In her audition to be a U Live host, the young Rose Matafeo blew everyone away with her natural humour and strong sense of self.
"I've never met anyone at that age who knew exactly who they were…
"It was so obvious within the first 30 seconds that this was the host of the show. This was now the style of the show. This was the blueprint for what every presenter we needed was going to have to be. It was incredible. She just was breathtaking to watch."

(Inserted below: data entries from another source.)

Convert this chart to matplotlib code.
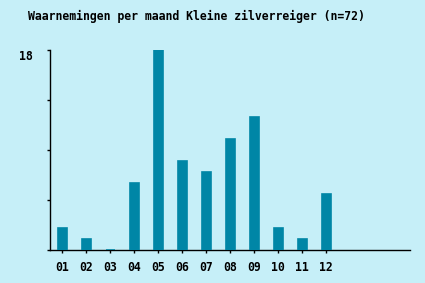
import matplotlib
matplotlib.use("Agg")
import matplotlib.pyplot as plt
import numpy as np

months = ['01', '02', '03', '04', '05', '06', '07', '08', '09', '10', '11', '12']
counts = [2, 1, 0, 6, 18, 8, 7, 10, 12, 2, 1, 5]
title = 'Waarnemingen per maand Kleine zilverreiger (n=72)'

bg = '#c6eff8'
bar_col = '#0086a6'
font = 'DejaVu Sans Mono'

fig = plt.figure(figsize=(4.25, 2.83), dpi=100, facecolor=bg)
ax = fig.add_axes([50/425, 1-250/283, 360/425, 200/283])
ax.set_facecolor(bg)

x = np.arange(len(months)) + 0.5
# thin edge so a zero month still shows as a flat line, like the original
ax.bar(x, counts, width=0.375, color=bar_col, edgecolor=bar_col,
       linewidth=1.2, zorder=3)

ax.set_xlim(0, 15)
ax.set_ylim(0, 18)
ax.set_xticks(x)
ax.set_xticklabels(months, fontfamily=font, fontweight='bold', fontsize=8.3)
ax.set_yticks([0, 4.5, 9, 13.5, 18])
ax.set_yticklabels([])
ax.tick_params(axis='x', length=2.5, width=1, pad=5.5)
ax.tick_params(axis='y', length=2.5, width=1)
for s in ['top', 'right']:
    ax.spines[s].set_visible(False)
for s in ['left', 'bottom']:
    ax.spines[s].set_linewidth(1)
ax.spines['bottom'].set_zorder(2)

fig.text(33/425, 1-57/283, '18', ha='right', va='center',
         fontfamily=font, fontweight='bold', fontsize=8.3)
fig.text(28/425, 1-16/283, title, ha='left', va='center',
         fontfamily=font, fontweight='bold', fontsize=8.3)

fig.savefig('out.png', dpi=100, facecolor=bg)
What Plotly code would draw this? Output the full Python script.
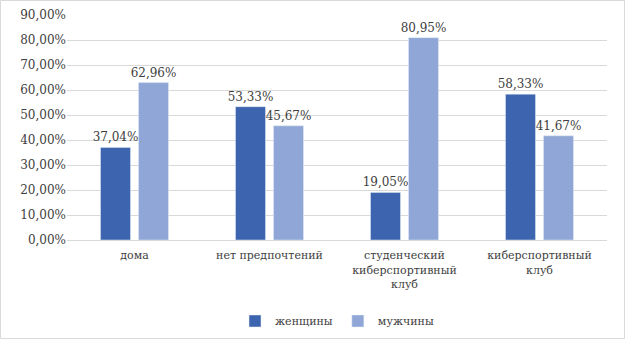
import plotly.graph_objects as go

categories = ["дома", "нет предпочтений", "студенческий<br>киберспортивный<br>клуб", "киберспортивный<br>клуб"]
women = [0.3704, 0.5333, 0.1905, 0.5833]
men = [0.6296, 0.4567, 0.8095, 0.4167]
tick_vals = [i / 10 for i in range(10)]

W, H = 625, 339
ml, mr, mt, mb = 67, 18, 15, 99
pw, ph = W - ml - mr, H - mt - mb

font = dict(family="DejaVu Serif", size=12, color="#404040")
catfont = dict(family="DejaVu Serif", size=11, color="#404040")

fig = go.Figure()
fig.add_trace(go.Bar(name="женщины", x=categories, y=women, marker_color="#3D64AE",
                     texttemplate="%{y:.2%}", textposition="outside", cliponaxis=False,
                     constraintext="none", textfont=font))
fig.add_trace(go.Bar(name="мужчины", x=categories, y=men, marker_color="#8FA6D6",
                     texttemplate="%{y:.2%}", textposition="outside", cliponaxis=False,
                     constraintext="none", textfont=font))

fig.update_layout(
    width=W, height=H,
    margin=dict(l=ml, r=mr, t=mt, b=mb, autoexpand=False),
    paper_bgcolor="white", plot_bgcolor="white",
    separators=", ",
    font=font,
    barmode="group", bargap=0.437, bargroupgap=0.21,
    legend=dict(orientation="h", x=0.5, xanchor="center", y=(240 - 321) / ph, yanchor="middle",
                font=catfont, itemwidth=30, tracegroupgap=0),
    yaxis=dict(range=[0, 0.9], tickvals=tick_vals, tickformat=".2%", showgrid=True,
               gridcolor="#D9D9D9", gridwidth=1, zeroline=False, showline=False,
               ticks="", tickfont=font, automargin=False),
    xaxis=dict(showline=True, linecolor="#D9D9D9", linewidth=1, ticks="", tickfont=catfont,
               automargin=False, ticklabelstandoff=5),
    shapes=[dict(type="rect", xref="paper", yref="paper",
                 x0=(0.5 - ml) / pw, x1=(W - 0.5 - ml) / pw,
                 y0=(240 - (H - 0.5)) / ph, y1=(240 - 0.5) / ph,
                 line=dict(color="#D9D9D9", width=1))],
)

fig.write_html("out.html")
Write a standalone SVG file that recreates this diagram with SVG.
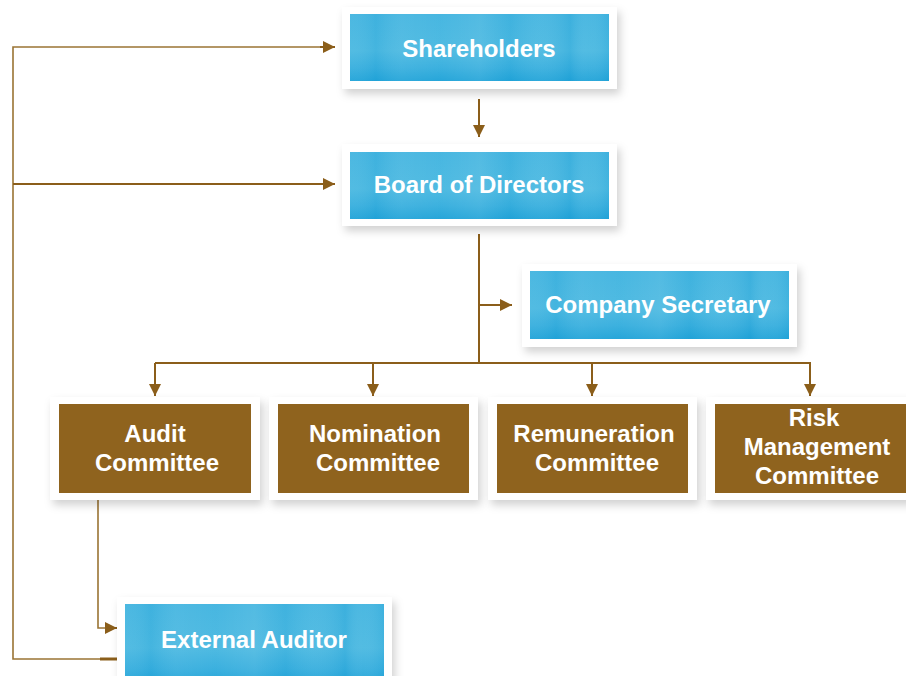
<svg xmlns="http://www.w3.org/2000/svg" width="906" height="676" viewBox="0 0 906 676">
<defs>
<style>
.frame{fill:#ffffff;filter:url(#sh)}
.blue{fill:url(#bg)}
.tex{fill:url(#streak)}
.brown{fill:#8f631e}
.t{font-family:"Liberation Sans",Arial,Helvetica,sans-serif;font-weight:bold;font-size:24px;fill:#ffffff;text-anchor:middle}
.c{stroke:#8b5e1a;stroke-width:2;fill:none}
.c2{stroke:#9a7434;stroke-width:1.6;fill:none}
</style>
<filter id="sh" x="-10%" y="-20%" width="125%" height="150%">
<feDropShadow dx="3" dy="5" stdDeviation="4" flood-color="#000" flood-opacity="0.18"/>
</filter>
<linearGradient id="bg" x1="0" y1="0" x2="0" y2="1">
<stop offset="0" stop-color="#44b5e0"/>
<stop offset="0.55" stop-color="#4bb9e1"/>
<stop offset="0.8" stop-color="#38afde"/>
<stop offset="1" stop-color="#22a4d8"/>
</linearGradient>
<linearGradient id="streak" x1="0" y1="0" x2="1" y2="0">
<stop offset="0" stop-color="#ffffff" stop-opacity="0.04"/>
<stop offset="0.1" stop-color="#0a8fcc" stop-opacity="0.1"/>
<stop offset="0.2" stop-color="#ffffff" stop-opacity="0.06"/>
<stop offset="0.35" stop-color="#ffffff" stop-opacity="0.02"/>
<stop offset="0.5" stop-color="#ffffff" stop-opacity="0.08"/>
<stop offset="0.62" stop-color="#0a8fcc" stop-opacity="0.08"/>
<stop offset="0.72" stop-color="#ffffff" stop-opacity="0.05"/>
<stop offset="0.85" stop-color="#0a8fcc" stop-opacity="0.14"/>
<stop offset="0.92" stop-color="#ffffff" stop-opacity="0.04"/>
<stop offset="1" stop-color="#0a8fcc" stop-opacity="0.12"/>
</linearGradient>
<marker id="ah" viewBox="0 0 12 12" refX="12" refY="6" markerWidth="12" markerHeight="12" markerUnits="userSpaceOnUse" orient="auto">
<path d="M0,0 L12,6 L0,12 Z" fill="#8b5e1a"/>
</marker>
</defs>

<g id="connectors">
<polyline class="c2" points="335,47 13,47 13,659 117,659"/>
<line class="c" x1="13" y1="184" x2="335" y2="184" marker-end="url(#ah)"/>
<line class="c" x1="320" y1="47" x2="335" y2="47" marker-end="url(#ah)"/>
<line x1="100" y1="659" x2="117" y2="659" stroke="#8b5e1a" stroke-width="3"/>
<line class="c" x1="479" y1="99" x2="479" y2="137" marker-end="url(#ah)"/>
<line class="c" x1="479" y1="234" x2="479" y2="363"/>
<line class="c" x1="479" y1="305" x2="512" y2="305" marker-end="url(#ah)"/>
<line class="c" x1="155" y1="363" x2="811" y2="363"/>
<line class="c" x1="155" y1="363" x2="155" y2="396" marker-end="url(#ah)"/>
<line class="c" x1="373" y1="363" x2="373" y2="396" marker-end="url(#ah)"/>
<line class="c" x1="592" y1="363" x2="592" y2="396" marker-end="url(#ah)"/>
<line class="c" x1="810" y1="363" x2="810" y2="396" marker-end="url(#ah)"/>
<polyline class="c2" points="98,500 98,628 117,628"/>
<line class="c" x1="106" y1="628" x2="117" y2="628" marker-end="url(#ah)"/>
</g>

<g id="shareholders">
<rect class="frame" x="342" y="7" width="275" height="82"/>
<rect class="blue" x="350" y="14" width="259" height="67"/>
<rect class="tex" x="350" y="14" width="259" height="67"/>
<text class="t" x="479" y="57">Shareholders</text>
</g>

<g id="board">
<rect class="frame" x="342" y="144" width="275" height="82"/>
<rect class="blue" x="350" y="152" width="259" height="67"/>
<rect class="tex" x="350" y="152" width="259" height="67"/>
<text class="t" x="479" y="193">Board of Directors</text>
</g>

<g id="secretary">
<rect class="frame" x="522" y="264" width="275" height="83"/>
<rect class="blue" x="530" y="271" width="259" height="68"/>
<rect class="tex" x="530" y="271" width="259" height="68"/>
<text class="t" x="658" y="313">Company Secretary</text>
</g>

<g id="audit">
<rect class="frame" x="50" y="397" width="210" height="103"/>
<rect class="brown" x="59" y="404" width="192" height="89"/>
<text class="t" x="155" y="442">Audit</text>
<text class="t" x="157" y="471">Committee</text>
</g>

<g id="nomination">
<rect class="frame" x="269" y="397" width="209" height="103"/>
<rect class="brown" x="278" y="404" width="191" height="89"/>
<text class="t" x="375" y="442">Nomination</text>
<text class="t" x="378" y="471">Committee</text>
</g>

<g id="remuneration">
<rect class="frame" x="488" y="397" width="209" height="103"/>
<rect class="brown" x="497" y="404" width="191" height="89"/>
<text class="t" x="594" y="442">Remuneration</text>
<text class="t" x="597" y="471">Committee</text>
</g>

<g id="risk">
<rect class="frame" x="706" y="397" width="220" height="103"/>
<rect class="brown" x="715" y="404" width="200" height="89"/>
<text class="t" x="814" y="426">Risk</text>
<text class="t" x="817" y="455">Management</text>
<text class="t" x="817" y="484">Committee</text>
</g>

<g id="external-auditor">
<rect class="frame" x="117" y="597" width="275" height="95"/>
<rect class="blue" x="125" y="604" width="259" height="80"/>
<rect class="tex" x="125" y="604" width="259" height="80"/>
<text class="t" x="254" y="648">External Auditor</text>
</g>
</svg>
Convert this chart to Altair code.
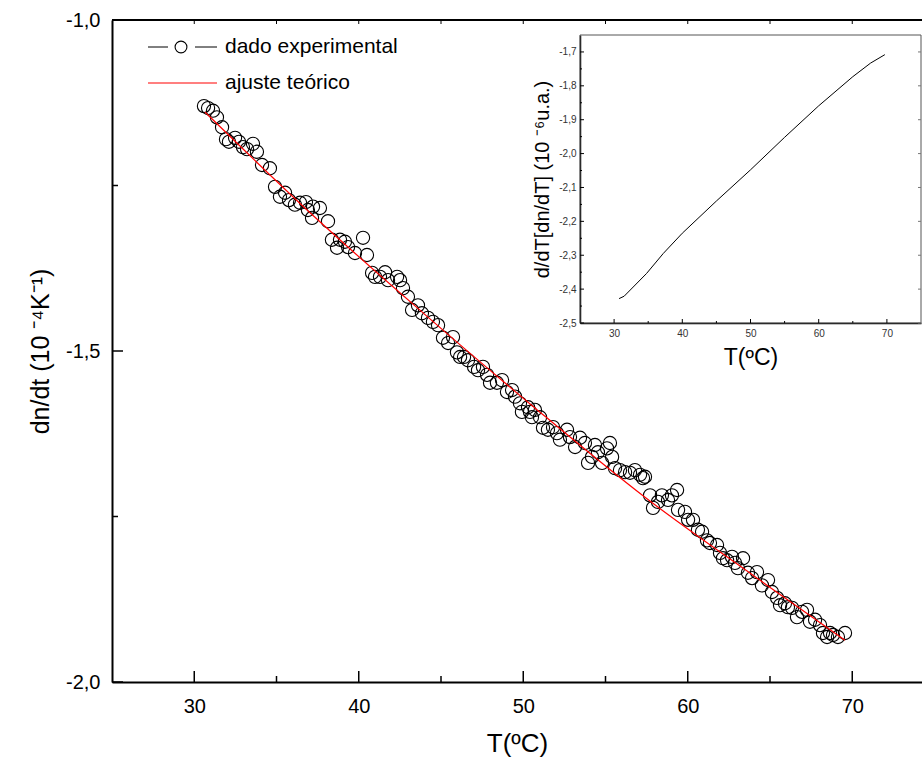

After U Live, Gibb worked for six years in Sydney as a TV producer for the ABC. In the years since, he's popped up all over the media landscape, hosting Kiwi Living, Good Morning, the Lotto draw and co-hosting The Breakfast Club on More FM.
"Sixty-five year olds will now come up to me in a cafe and say they love Find My Country House, then their kids might've watched Studio 2. I'm trying to tick off every demographic and genre, that's the idea."
'Boy in the Bubble' by Paul Simon
Gibb's strongest memory of hearing music in his childhood was on road trips from Christchurch to Nelson. Paul Simon's 1986 album Graceland was a constant.
"When I was trying to pick a song from Graceland to kick off this road trip, I was like, it kind of has to be the first track, right? It sets the tone, starts the road trip right, and it's an amazing song."

'Mayonaise' by The Smashing Pumpkins
"When I have to narrow down the greatest album of all time, for me, I have to go Siamese Dream. I think it's perfect from start to finish.
"'Mayonnaise' represents what I love about that band. The emotion in Billy Corgan's writing. The light and shade. The classic step down into the pedal.
"It makes me feel everything I felt when I was in my bedroom screaming it when I was 16, 17. And Siamese Dream is an album that has stuck with me since then. I listen to it so regularly. I love it so much."

'Heroes' by Roni Size & Reprazent
"I could have given you 500 drum and bass songs that mean something to me. It was everything to me for a while, especially when I was DJing on bFM every Saturday night or every second Saturday night.
"That first Reprazent album New Forms was different from anything I'd heard before. There was an element of musicality to it that hadn't really been seen in drum and bass as much at that point.
"This one song stood out to me because it kind of, again, represented the album for me. It wasn't one or another, it was light and shade. It had a beautiful vocal to it, but it also rolls out in the second half with some little bongos that come in. So it's dance-floor, but it's musicality. It's a period of my life where I was just falling in love with this music."

'All My Friends' by LCD Sound System
"I remember listening to this at house parties at three o'clock in the morning, because it was everywhere. The crescendo it builds to at the end, the tension and then that release…
"I'd moved up from Dunedin. I'm living in Auckland. I'm again finding my community, my people, and even just now thinking about it, it was such a wild, fun, amazing time, and the song just gives me goosebumps every single time I listen to it."

'Keep the Fire Burning' by Gwen McCrae (Dave Lee remix)
Once known by a "problematic" name, Dave Lee is an amazing house DJ, Gibb says.
"I just love his remixes. He just takes classics and just gives them a bit of a sort of a toughening up, basically, for the dance floor. But this song is, for me, an absolute banger, and it has to be played at every house party.
"If I'm ever DJing, this will be in my set at some point, because it just doesn't fail to get every single person up on the dance floor. It just brings people together. It's joyous, it's fun, it's funky, it's disco, baby. It's amazing."

'Right Down The Line' by Gerry Rafferty
"I love this song. Man, I don't know what else to tell you. This song just follows me around, over the last couple of years, especially, I just keep hearing it in moments that are somehow kind of important to me.
"The reason I've chosen it. I'm gonna get all soppy here. It's a love song. I've been together with Jenni for a year and a half now, and honestly, my life is just in this place where I'm just really feeling so, so blessed and happy.
"She's got a six-and-a-half-year-old, so I've got a completely different outlook on life through His eyes. And yeah, the song just, it's a straight up and down love song, no nonsense, no frills. The lyrics are just so simple and straight. He loves her. She's there for him. He's gonna be forever down the line… That's simple, that's beautiful."